#### DATA ENTRIES
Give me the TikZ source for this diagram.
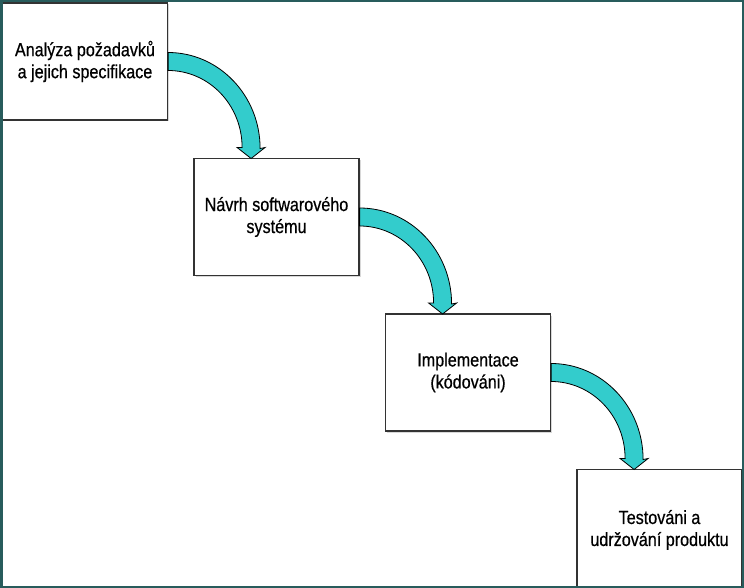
\documentclass[tikz,border=0pt]{standalone}
\usepackage{fontspec}
\setmainfont{Liberation Sans}[FakeStretch=0.85,FakeBold=0.6]
\usetikzlibrary{shadows}

\definecolor{framecol}{RGB}{40,92,92}
\definecolor{arrowcol}{RGB}{51,204,204}

\tikzset{
  phase/.style={draw=black!80, line width=1.2pt, fill=white,
    minimum width=165pt, minimum height=117pt, align=center,
    font=\fontsize{19}{22}\selectfont,
    drop shadow={shadow xshift=1.5pt, shadow yshift=-1.5pt, fill=black!30}},
  bend arrow/.style={draw=black, line width=0.8pt, fill=arrowcol}
}

% curved block arrow from the east side of a box down to the next box
\newcommand{\phasearrow}[1]{%
  \draw[bend arrow, shift={(#1.east)}] (0,9)
    arc[start angle=90, end angle=0, x radius=92, y radius=96]
    -- (97,-86) -- (83,-97) -- (69,-86) -- (74,-86)
    arc[start angle=0, end angle=90, x radius=74, y radius=77] -- cycle;}

\begin{document}
\begin{tikzpicture}[x=1pt,y=1pt]
\useasboundingbox (0,0) rectangle (744,-588);
\fill[white] (0,0) rectangle (744,-588);

\node[phase] (analyza) at (85,-61.5) {Analýza požadavků\\a jejich specifikace};
\node[phase] (navrh) at (276.5,-217) {Návrh softwarového\\systému};
\node[phase] (implementace) at (468,-372.5) {Implementace\\(kódováni)};
\node[phase, text depth=-8pt] (testovani) at (659.5,-528) {Testováni a\\udržování produktu};

\phasearrow{analyza}
\phasearrow{navrh}
\phasearrow{implementace}

% outer frame
\draw[framecol, line width=5pt] (0,0) rectangle (744,-588);
\draw[framecol, line width=3pt] (1.5,0) -- (1.5,-588);
\end{tikzpicture}
\end{document}
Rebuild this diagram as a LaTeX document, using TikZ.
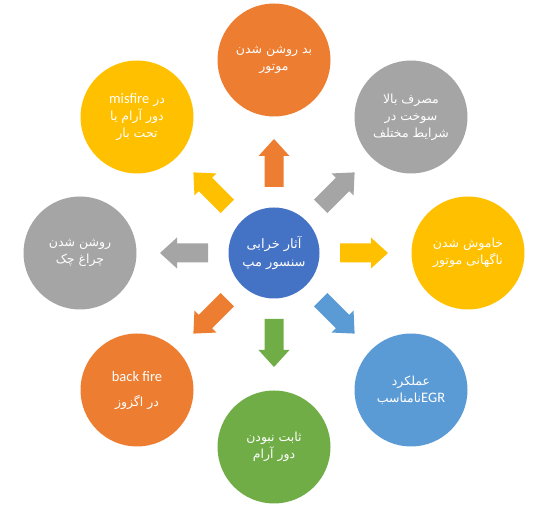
\documentclass[tikz,border=0pt]{standalone}
\usepackage{fontspec}
\setmainfont{Carlito}
\newfontfamily\fa[Script=Arabic]{DejaVu Sans}
\newfontfamily\lat{Carlito}
\TeXXeTstate=1
\definecolor{orng}{HTML}{ED7D31}
\definecolor{gry}{HTML}{A5A5A5}
\definecolor{gold}{HTML}{FFC000}
\definecolor{cblue}{HTML}{4472C4}
\definecolor{lblue}{HTML}{5B9BD5}
\definecolor{grn}{HTML}{70AD47}
\newcommand\rl[1]{\beginR #1\endR}
\newcommand\la[1]{\beginL{\lat\fontsize{14.5}{16}\selectfont #1}\endL}
\begin{document}
\begin{tikzpicture}[x=1pt,y=1pt,
  bub/.style={circle, minimum size=113pt, inner sep=0pt, fill=#1, text=white,
    align=center, font=\fa\fontsize{12.5}{17}\selectfont},
  ctr/.style={circle, minimum size=91pt, inner sep=0pt, fill=cblue, text=white,
    align=center, font=\fa\fontsize{13}{18}\selectfont}]
\useasboundingbox (0,0) rectangle (547,506);
\node[ctr] (c) at (274,253) {\rl{آثار خرابی}\\\rl{سنسور مپ}};
\node[bub=orng] (t) at (274,446) {\rl{بد روشن شدن}\\\rl{موتور}};
\node[bub=gry] (tr) at (411,389) {\rl{مصرف بالا}\\\rl{سوخت در}\\\rl{شرایط مختلف}};
\node[bub=gold] (r) at (468,253) {\rl{خاموش شدن}\\\rl{ناگهانی موتور}};
\node[bub=lblue] (br) at (411,116) {\rl{عملکرد}\\\rl{\la{EGR}نامناسب}};
\node[bub=grn] (b) at (274,59) {\rl{ثابت نبودن}\\\rl{دور آرام}};
\node[bub=orng, font=\fa\fontsize{12.5}{25}\selectfont] (bl) at (137,116) {{\lat\fontsize{14.5}{16}\selectfont back fire}\\\rl{در اگزوز}};
\node[bub=gry] (l) at (80,253) {\rl{روشن شدن}\\\rl{چراغ چک}};
\node[bub=gold] (tl) at (137,389) {\rl{در \la{misfire}}\\\rl{دور آرام یا}\\\rl{تحت بار}};
\foreach \a/\col in {90/orng,45/gry,0/gold,-45/lblue,-90/grn,-135/orng,180/gry,135/gold}{
  \fill[\col, shift={(c.center)}, rotate=\a]
    (66,-9.5) -- (97,-9.5) -- (97,-15.5) -- (114,0) -- (97,15.5) -- (97,9.5) -- (66,9.5) -- cycle;
}
\end{tikzpicture}
\end{document}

#### WRITTEN INSTRUCTION
Go through the listing above and quote it exactly, apart from its images.

#### SOLUTION TO THE EXERCISE
Give me the TikZ source for this diagram.
\documentclass[tikz,border=0pt]{standalone}
\usepackage{fontspec}
\setmainfont{Liberation Sans}[FakeStretch=0.85,FakeBold=0.6]
\usetikzlibrary{shadows}

\definecolor{framecol}{RGB}{40,92,92}
\definecolor{arrowcol}{RGB}{51,204,204}

\tikzset{
  phase/.style={draw=black!80, line width=1.2pt, fill=white,
    minimum width=165pt, minimum height=117pt, align=center,
    font=\fontsize{19}{22}\selectfont,
    drop shadow={shadow xshift=1.5pt, shadow yshift=-1.5pt, fill=black!30}},
  bend arrow/.style={draw=black, line width=0.8pt, fill=arrowcol}
}

% curved block arrow from the east side of a box down to the next box
\newcommand{\phasearrow}[1]{%
  \draw[bend arrow, shift={(#1.east)}] (0,9)
    arc[start angle=90, end angle=0, x radius=92, y radius=96]
    -- (97,-86) -- (83,-97) -- (69,-86) -- (74,-86)
    arc[start angle=0, end angle=90, x radius=74, y radius=77] -- cycle;}

\begin{document}
\begin{tikzpicture}[x=1pt,y=1pt]
\useasboundingbox (0,0) rectangle (744,-588);
\fill[white] (0,0) rectangle (744,-588);

\node[phase] (analyza) at (85,-61.5) {Analýza požadavků\\a jejich specifikace};
\node[phase] (navrh) at (276.5,-217) {Návrh softwarového\\systému};
\node[phase] (implementace) at (468,-372.5) {Implementace\\(kódováni)};
\node[phase, text depth=-8pt] (testovani) at (659.5,-528) {Testováni a\\udržování produktu};

\phasearrow{analyza}
\phasearrow{navrh}
\phasearrow{implementace}

% outer frame
\draw[framecol, line width=5pt] (0,0) rectangle (744,-588);
\draw[framecol, line width=3pt] (1.5,0) -- (1.5,-588);
\end{tikzpicture}
\end{document}
Rebuild this diagram as a LaTeX document, using TikZ.
\documentclass[tikz,border=0pt]{standalone}
\usepackage{fontspec}
\setmainfont{Carlito}
\newfontfamily\fa[Script=Arabic]{DejaVu Sans}
\newfontfamily\lat{Carlito}
\TeXXeTstate=1
\definecolor{orng}{HTML}{ED7D31}
\definecolor{gry}{HTML}{A5A5A5}
\definecolor{gold}{HTML}{FFC000}
\definecolor{cblue}{HTML}{4472C4}
\definecolor{lblue}{HTML}{5B9BD5}
\definecolor{grn}{HTML}{70AD47}
\newcommand\rl[1]{\beginR #1\endR}
\newcommand\la[1]{\beginL{\lat\fontsize{14.5}{16}\selectfont #1}\endL}
\begin{document}
\begin{tikzpicture}[x=1pt,y=1pt,
  bub/.style={circle, minimum size=113pt, inner sep=0pt, fill=#1, text=white,
    align=center, font=\fa\fontsize{12.5}{17}\selectfont},
  ctr/.style={circle, minimum size=91pt, inner sep=0pt, fill=cblue, text=white,
    align=center, font=\fa\fontsize{13}{18}\selectfont}]
\useasboundingbox (0,0) rectangle (547,506);
\node[ctr] (c) at (274,253) {\rl{آثار خرابی}\\\rl{سنسور مپ}};
\node[bub=orng] (t) at (274,446) {\rl{بد روشن شدن}\\\rl{موتور}};
\node[bub=gry] (tr) at (411,389) {\rl{مصرف بالا}\\\rl{سوخت در}\\\rl{شرایط مختلف}};
\node[bub=gold] (r) at (468,253) {\rl{خاموش شدن}\\\rl{ناگهانی موتور}};
\node[bub=lblue] (br) at (411,116) {\rl{عملکرد}\\\rl{\la{EGR}نامناسب}};
\node[bub=grn] (b) at (274,59) {\rl{ثابت نبودن}\\\rl{دور آرام}};
\node[bub=orng, font=\fa\fontsize{12.5}{25}\selectfont] (bl) at (137,116) {{\lat\fontsize{14.5}{16}\selectfont back fire}\\\rl{در اگزوز}};
\node[bub=gry] (l) at (80,253) {\rl{روشن شدن}\\\rl{چراغ چک}};
\node[bub=gold] (tl) at (137,389) {\rl{در \la{misfire}}\\\rl{دور آرام یا}\\\rl{تحت بار}};
\foreach \a/\col in {90/orng,45/gry,0/gold,-45/lblue,-90/grn,-135/orng,180/gry,135/gold}{
  \fill[\col, shift={(c.center)}, rotate=\a]
    (66,-9.5) -- (97,-9.5) -- (97,-15.5) -- (114,0) -- (97,15.5) -- (97,9.5) -- (66,9.5) -- cycle;
}
\end{tikzpicture}
\end{document}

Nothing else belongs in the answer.